Name: Philip Plait
Country of Residence: USA
Areas of Science: Astronomy
Biography: I am an astronomer working on one of the cameras installed on board the Hubble Space Telescope in 1997. I am working on calibrating (testing) the camera, and analyzing the actual obsevrations being made. I received my PhD in 1994 at the University of Virginia, studying Hubble data of a star that exploded in 1987. My work with HST has been a constant source of amazement for me. It's a huge thrill to see the data as it comes down from space, sometimes before anyone else has ever seen it.
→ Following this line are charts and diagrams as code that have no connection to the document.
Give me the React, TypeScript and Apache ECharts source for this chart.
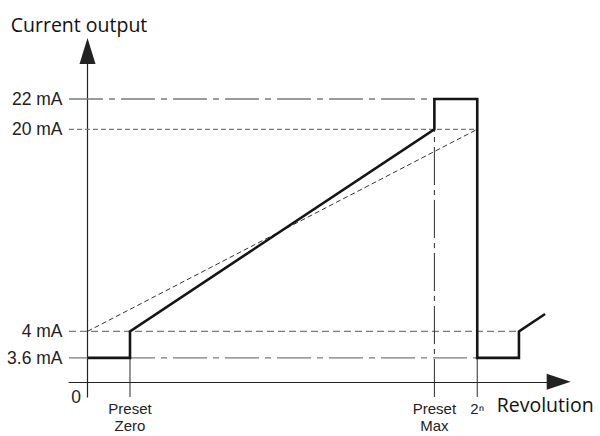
import React, { useEffect, useRef } from 'react';
import * as echarts from 'echarts';

// Schematic x positions on the revolution axis (2ⁿ = 100)
const xAxisMin = -4.75;
const xAxisMax = 120.9;
const xTickValues = [10.9, 89.0, 100];
const xTickLabels = ['Preset\nZero', 'Preset\nMax', '2ⁿ'];

// Schematic current levels as drawn on the y axis
const levelLabels = ['3.6 mA', '4 mA', '20 mA', '22 mA'];
const levelHeights = [1.9, 4, 20, 22.4];
const yAxisMin = -1.2;
const yAxisMax = 26.2;

// Current output curve (thick line)
const outputX = [0, 10.9, 10.9, 89.0, 89.0, 100, 100, 110.7, 110.7, 117.4];
const outputY = [1.9, 1.9, 4, 20, 22.4, 22.4, 1.9, 1.9, 4, 5.37];

// Ideal linear characteristic (thin dashed diagonal)
const idealX = [0, 100];
const idealY = [4, 20];

// Guide lines: end x of each horizontal level line
const levelLineEnds = [100, 110.7, 100, 100];
// Guide lines: top y of each vertical guide at the x ticks
const verticalTops = [4, 22.4, 1.9];

const SANS = "'Liberation Sans', Arial, sans-serif";
const HUMANIST = "'Open Sans', 'Noto Sans', sans-serif";

const DASH_DOT = [34, 6, 6, 6];
const VDASH_DOT = [38, 5, 5, 5];

export default function App() {
  const ref = useRef<HTMLDivElement>(null);

  useEffect(() => {
    if (!ref.current) return;
    const chart = echarts.init(ref.current, null, { renderer: 'svg' });

    const pairs = (xs: number[], ys: number[]) => xs.map((x, i) => [x, ys[i]]);

    const guide = (data: number[][], dash: any, color: string, width: number) => ({
      type: 'line',
      data,
      symbol: 'none',
      showSymbol: false,
      silent: true,
      z: 2,
      lineStyle: { type: dash, color, width, cap: 'butt' },
    });

    const levelDash = [DASH_DOT, [7, 4], [5, 3], DASH_DOT];
    const levelSeries = levelHeights.map((h, i) =>
      guide([[xAxisMin, h], [levelLineEnds[i], h]], levelDash[i], '#7a7a7a', 1.3)
    );
    const verticalSeries = xTickValues.map((x, i) =>
      guide([[x, yAxisMin], [x, verticalTops[i]]], VDASH_DOT, '#2a2a2a', 1)
    );

    const option: any = {
      animation: false,
      textStyle: { fontFamily: SANS },
      grid: {
        left: 69,
        right: 41.3,
        top: 51,
        bottom: 39,
        containLabel: false,
        outerBoundsMode: 'none',
      },
      xAxis: {
        type: 'value',
        min: xAxisMin,
        max: xAxisMax,
        name: 'Revolution',
        nameLocation: 'end',
        nameGap: -62,
        nameTextStyle: {
          fontFamily: HUMANIST,
          fontSize: 19.5,
          color: '#111',
          align: 'left',
          verticalAlign: 'top',
          lineHeight: 46,
        },
        axisLine: {
          onZero: true,
          symbol: ['none', 'triangle'],
          symbolSize: [16, 24],
          lineStyle: { color: '#222', width: 1.2 },
        },
        axisTick: { show: false },
        splitLine: { show: false },
        axisLabel: {
          customValues: xTickValues,
          formatter: (v: number) => {
            const i = xTickValues.findIndex((t) => Math.abs(t - v) < 1e-6);
            return i >= 0 ? xTickLabels[i] : '';
          },
          margin: 3,
          fontFamily: SANS,
          fontSize: 15,
          lineHeight: 17,
          color: '#222',
        },
      },
      yAxis: {
        type: 'value',
        min: yAxisMin,
        max: yAxisMax,
        name: 'Current output',
        nameLocation: 'end',
        nameGap: 17,
        nameTextStyle: {
          fontFamily: HUMANIST,
          fontSize: 19.5,
          color: '#111',
          padding: [0, 17, 0, 0],
        },
        axisLine: {
          onZero: true,
          symbol: ['none', 'triangle'],
          symbolSize: [16, 26],
          lineStyle: { color: '#222', width: 1.2 },
        },
        axisTick: { show: false },
        splitLine: { show: false },
        axisLabel: {
          customValues: levelHeights,
          formatter: (v: number) => {
            const i = levelHeights.findIndex((t) => Math.abs(t - v) < 1e-6);
            return i >= 0 ? levelLabels[i] : '';
          },
          margin: 6.5,
          fontFamily: SANS,
          fontSize: 17.5,
          color: '#222',
        },
      },
      graphic: [
        {
          type: 'text',
          x: 76,
          y: 397,
          style: {
            text: '0',
            fontFamily: SANS,
            fontSize: 17.5,
            fill: '#222',
            align: 'center',
            verticalAlign: 'middle',
          },
        },
      ],
      series: [
        ...levelSeries,
        ...verticalSeries,
        guide(pairs(idealX, idealY), [5, 3], '#333', 1),
        {
          type: 'line',
          data: pairs(outputX, outputY),
          symbol: 'none',
          showSymbol: false,
          silent: true,
          z: 5,
          lineStyle: { color: '#151515', width: 2.6, join: 'miter', cap: 'butt' },
        },
      ],
    };

    chart.setOption(option);
    return () => chart.dispose();
  }, []);

  return (
    <div
      ref={ref}
      style={{ position: 'fixed', left: 0, top: 0, width: 600, height: 436, background: '#fff' }}
    />
  );
}
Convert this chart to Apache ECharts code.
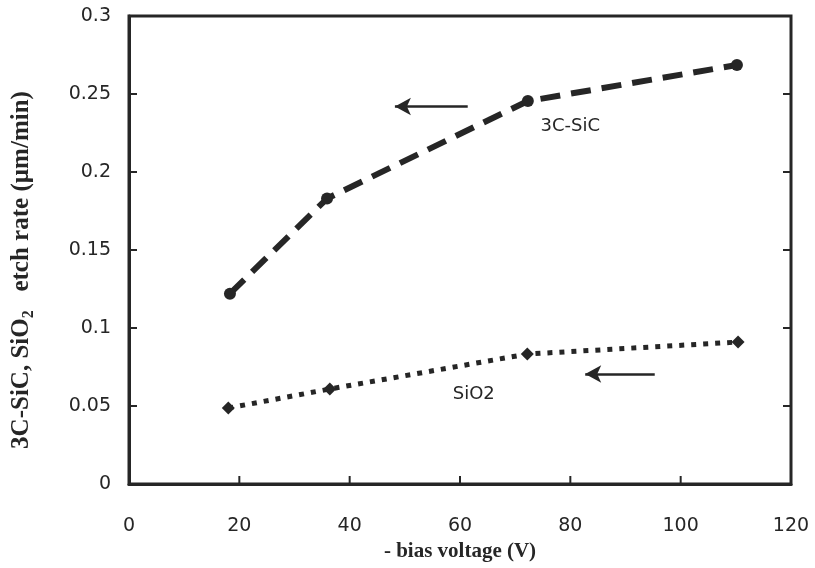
<!DOCTYPE html>
<html>
<head>
<meta charset="utf-8">
<script src="https://cdn.jsdelivr.net/npm/echarts@6/dist/echarts.min.js"></script>
<style>
html,body{margin:0;padding:0;background:#fff;}
#chart{width:815px;height:568px;}
</style>
</head>
<body>
<div id="chart"></div>
<script>
// ---- data ----
const sicVoltage = [18.3, 35.9, 72.3, 110.2];
const sicRate    = [0.122, 0.183, 0.2455, 0.2686];
const sio2Voltage = [18.0, 36.4, 72.2, 110.4];
const sio2Rate    = [0.0487, 0.0609, 0.0833, 0.091];
const xTicks = [0, 20, 40, 60, 80, 100, 120];
const yTicks = [0, 0.05, 0.1, 0.15, 0.2, 0.25, 0.3];
// annotation positions (data space)
const sicArrow = [[61.4, 0.242], [48.2, 0.242]];
const sio2Arrow = [[95.3, 0.0705], [82.7, 0.0705]];
const sicLabelPos = [80, 0.229];
const sio2LabelPos = [62.5, 0.0577];

const ink = '#262626';
const tickFont = 'DejaVu Sans';
const titleFont = 'Liberation Serif';
const tickLen = 8;

const chart = echarts.init(document.getElementById('chart'), null, {renderer: 'canvas'});

function pairs(xs, ys){ return xs.map((x, i) => [x, ys[i]]); }

const xMin = xTicks[0], xMax = xTicks[xTicks.length-1];
const yMin = yTicks[0], yMax = yTicks[yTicks.length-1];

// inward tick marks drawn at the axis scale positions
function tickSeries(points, dx, dy){
  return {
    type: 'custom', silent: true, clip: false, z: 5,
    data: points,
    renderItem: (params, api) => {
      const pt = api.coord([api.value(0), api.value(1)]);
      return {type: 'line', shape: {x1: pt[0], y1: pt[1], x2: pt[0] + dx, y2: pt[1] + dy},
              style: {stroke: ink, lineWidth: 2}};
    }
  };
}
const innerY = yTicks.slice(1, -1);
const innerX = xTicks.slice(1, -1);

const option = {
  backgroundColor: '#fff',
  animation: false,
  grid: {left: 129, right: 24, top: 16, bottom: 84, show: true, borderColor: ink, borderWidth: 3, backgroundColor: 'transparent'},
  xAxis: [{
    type: 'value', min: xMin, max: xMax, interval: 20,
    axisLine: {show: true, onZero: false, lineStyle: {color: ink, width: 3}},
    axisTick: {show: false},
    splitLine: {show: false},
    axisLabel: {color: ink, fontFamily: tickFont, fontSize: 19, margin: 33},
    name: '- bias voltage (V)', nameLocation: 'middle', nameGap: 55,
    nameTextStyle: {color: ink, fontFamily: titleFont, fontWeight: 'bold', fontSize: 21}
  }],
  yAxis: [{
    type: 'value', min: yMin, max: yMax, interval: 0.05,
    axisLine: {show: true, onZero: false, lineStyle: {color: ink, width: 3}},
    axisTick: {show: false},
    splitLine: {show: false},
    axisLabel: {color: ink, fontFamily: tickFont, fontSize: 19, margin: 18,
      formatter: v => String(+v.toFixed(2))},
    name: '3C-SiC, SiO{sub|2}   etch rate (\u00b5m/min)', nameLocation: 'middle', nameGap: 92,
    nameTextStyle: {color: ink, fontFamily: titleFont, fontWeight: 'bold', fontSize: 25, padding: [0, 40, 0, 0],
      rich: {sub: {fontFamily: titleFont, fontWeight: 'bold', fontSize: 16, verticalAlign: 'bottom', padding: [14,0,0,0], color: ink}}}
  }],
  series: [{
    name: '3C-SiC', type: 'line', data: pairs(sicVoltage, sicRate),
    symbol: 'circle', symbolSize: 12,
    itemStyle: {color: ink},
    lineStyle: {color: ink, width: 6, type: [20, 11]},
    markLine: {
      silent: true, symbol: ['none', 'arrow'], symbolSize: [13, 16],
      lineStyle: {color: ink, width: 2.5, type: 'solid'}, label: {show: false},
      data: [[{coord: sicArrow[0]}, {coord: sicArrow[1]}]]
    },
    markPoint: {
      symbol: 'circle', symbolSize: 0,
      label: {show: true, formatter: '3C-SiC', color: ink, fontFamily: tickFont, fontSize: 18},
      data: [{coord: sicLabelPos}]
    }
  }, {
    name: 'SiO2', type: 'line', data: pairs(sio2Voltage, sio2Rate),
    symbol: 'diamond', symbolSize: 13,
    itemStyle: {color: ink},
    lineStyle: {color: ink, width: 5, type: [5, 7]},
    markLine: {
      silent: true, symbol: ['none', 'arrow'], symbolSize: [13, 16],
      lineStyle: {color: ink, width: 2.5, type: 'solid'}, label: {show: false},
      data: [[{coord: sio2Arrow[0]}, {coord: sio2Arrow[1]}]]
    },
    markPoint: {
      symbol: 'circle', symbolSize: 0,
      label: {show: true, formatter: 'SiO2', color: ink, fontFamily: tickFont, fontSize: 18},
      data: [{coord: sio2LabelPos}]
    }
  },
  tickSeries(innerY.map(v => [xMin, v]), tickLen, 0),
  tickSeries(innerY.map(v => [xMax, v]), -tickLen, 0),
  tickSeries(innerX.map(v => [v, yMin]), 0, -tickLen)
  ]
};
chart.setOption(option);
</script>
</body>
</html>
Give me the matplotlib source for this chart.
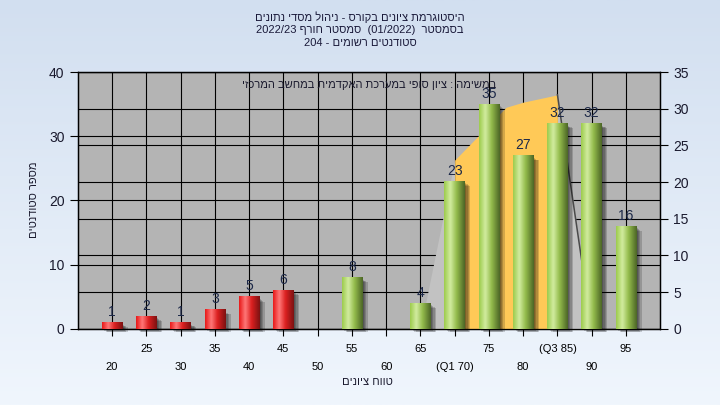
import re
import numpy as np
import matplotlib
matplotlib.use('Agg')
import matplotlib.pyplot as plt
from matplotlib.colors import LinearSegmentedColormap
from matplotlib.patches import Rectangle

plt.rcParams['font.family'] = ['Liberation Sans', 'DejaVu Sans']

# --- data ---
scores = [20, 25, 30, 35, 40, 45, 50, 55, 60, 65, 70, 75, 80, 85, 90, 95]
counts = [1, 2, 1, 3, 5, 6, 0, 8, 0, 4, 23, 35, 27, 32, 32, 16]
tick_labels = ['20', '25', '30', '35', '40', '45', '50', '55', '60', '65',
               '(70 Q1)', '75', '80', '(85 Q3)', '90', '95']
pass_mark = 55

# shaded curve behind the bars (right axis), Q1..Q3 in orange
curve_x = [65, 70, 75, 77.5, 80, 85, 90]
curve_y = [0, 23, 27.8, 30.2, 30.9, 31.9, 0]
q1, q3 = 70, 85

title_lines = ["היסטוגרמת ציונים בקורס - ניהול מסדי נתונים",
               "בסמסטר  (01/2022)  סמסטר חורף 2022/23",
               "סטודנטים רשומים - 204"]
note = "במשימה : ציון סופי במערכת האקדמית במחשב המרכזי"
xlabel = "טווח ציונים"
ylabel = "מספר סטודנטים"

MIRROR = {'(': ')', ')': '('}


def rtl(s):
    """logical -> visual order for a right-to-left line"""
    tokens = re.findall(r'[0-9A-Za-z]+(?:[/.:][0-9A-Za-z]+)*|[\u0590-\u05FF]+|.', s)
    out = []
    for t in reversed(tokens):
        if re.match(r'[\u0590-\u05FF]', t):
            out.append(t[::-1])
        else:
            out.append(MIRROR.get(t, t))
    return ''.join(out)


red_cmap = LinearSegmentedColormap.from_list(
    'red', [(0, '#e81818'), (0.3, '#ff7878'), (0.6, '#dc2020'), (1, '#7c1212')])
green_cmap = LinearSegmentedColormap.from_list(
    'green', [(0, '#9ccb4c'), (0.3, '#d2eca0'), (0.6, '#94bc4c'), (1, '#4c6626')])

fig = plt.figure(figsize=(7.2, 4.05), dpi=100)

# background gradient
bg = fig.add_axes([0, 0, 1, 1], zorder=-10)
bg.imshow(np.linspace(0, 1, 256).reshape(-1, 1), aspect='auto',
          cmap=LinearSegmentedColormap.from_list('bg', ['#d2dff0', '#f0f6fd']),
          extent=[0, 1, 0, 1])
bg.axis('off')

ax = fig.add_axes([0.108, 0.188, 0.809, 0.634])
ax2 = ax.twinx()
ax.set_zorder(ax2.get_zorder() + 1)
ax.patch.set_visible(False)
ax2.patch.set_visible(True)
ax2.patch.set_facecolor('#b4b4b4')

ax.set_xlim(15, 100)
ax.set_ylim(0, 40)
ax2.set_ylim(0, 35)

# grids (under the area)
ax.set_axisbelow(True)
ax.grid(True, which='both', axis='x', color='k', lw=0.8)
ax.grid(True, which='major', axis='y', color='k', lw=0.8)
ax2.grid(True, axis='y', color='k', lw=0.8)

# area
cx = np.array(curve_x)
cy = np.array(curve_y)
left = cx <= q1
mid = (cx >= q1) & (cx <= q3)
right = cx >= q3
ax.fill_between(cx[left], cy[left], 0, color='#c2c2c2', lw=0, zorder=1, transform=ax2.transData)
ax.fill_between(cx[right], cy[right], 0, color='#c2c2c2', lw=0, zorder=1, transform=ax2.transData)
ax.fill_between(cx[mid], cy[mid], 0, color='#ffc957', lw=0, zorder=1, transform=ax2.transData)
ax.plot(cx[right], cy[right], color='#4a4a4a', lw=1.1, zorder=1.1, transform=ax2.transData)

# bars
w = 3.0
grad = np.linspace(0, 1, 64).reshape(1, -1)
for s, c in zip(scores, counts):
    if c == 0:
        continue
    cmap = red_cmap if s < pass_mark else green_cmap
    for off in [0.2, 0.4, 0.6, 0.8]:
        ax.add_patch(Rectangle((s - w / 2 + off, -off * 0.7), w, c - 0.2, color='black',
                               alpha=0.17, lw=0, zorder=2, clip_on=False))
    ax.imshow(grad, extent=(s - w / 2, s + w / 2, 0, c), aspect='auto', cmap=cmap,
              zorder=3, interpolation='bicubic')
    ax.annotate(str(c), (s, c), xytext=(0, 2.5), textcoords='offset points',
                ha='center', va='bottom', fontsize=10, color='#1c2848', zorder=5)

ax.set_xlim(15, 100)
ax.set_ylim(0, 40)
ax.set_aspect('auto')

# ticks
ax.set_xticks(scores[0::2])
ax.set_xticklabels([rtl(t) for t in tick_labels[0::2]])
ax.set_xticks(scores[1::2], minor=True)
ax.set_xticklabels([rtl(t) for t in tick_labels[1::2]], minor=True)
ax.tick_params(axis='x', which='major', length=5, pad=19, labelsize=8, width=0.8)
ax.tick_params(axis='x', which='minor', length=5, pad=6, labelsize=8, width=0.8)
ax.set_yticks(range(0, 41, 10))
ax.tick_params(axis='y', length=6, labelsize=10, width=0.8, labelcolor='#1a1a2e')
ax2.set_yticks(range(0, 36, 5))
ax2.tick_params(axis='y', length=6, labelsize=10, width=0.8, labelcolor='#1a1a2e')
for a in (ax, ax2):
    for sp in a.spines.values():
        sp.set_color('k')
        sp.set_linewidth(0.9)

# texts
ax.text(0.5, 0.95, rtl(note), transform=ax.transAxes, ha='center', va='center',
        fontsize=8, color='#1a1a2e', zorder=6)
for i, line in enumerate(title_lines):
    fig.text(0.5, 1 - (17 + 13 * i) / 405, rtl(line), ha='center', va='center',
             fontsize=8, color='#1a1a3a')
fig.text(0.511, 1 - 382 / 405, rtl(xlabel), ha='center', va='center', fontsize=8, color='#1a1a2e')
fig.text(0.047, 1 - 200 / 405, rtl(ylabel), ha='center', va='center', rotation=90,
         fontsize=8, color='#1a1a2e')

fig.savefig('out.png', dpi=100)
I got started in astronomy when I was very young. My father, who is an engineer and has a passion for science and math, bought a small, inexpensive telescope when I was four or five. As soon as I saw Saturn through it I was hooked forever. The planet was fuzzy and yellow, but the rings were very clear and looked like nothing I had ever seen before. Ever since then I knew what I do when I grew up.
Through my opportunities to teach and my volunteer work with local science centers, I hope I have been able to convey at least some of that excitement of astronomy to people. I also maintain a web page which talks about misconceptions people have about astronomy (the North star is *not* the brightest star in the sky, comets don't flash across the sky, stars are not all white, etc), and also try to keep up with and correct the way astronomy is treated on television and in the movies.
The web page address is www.badastronomy.com.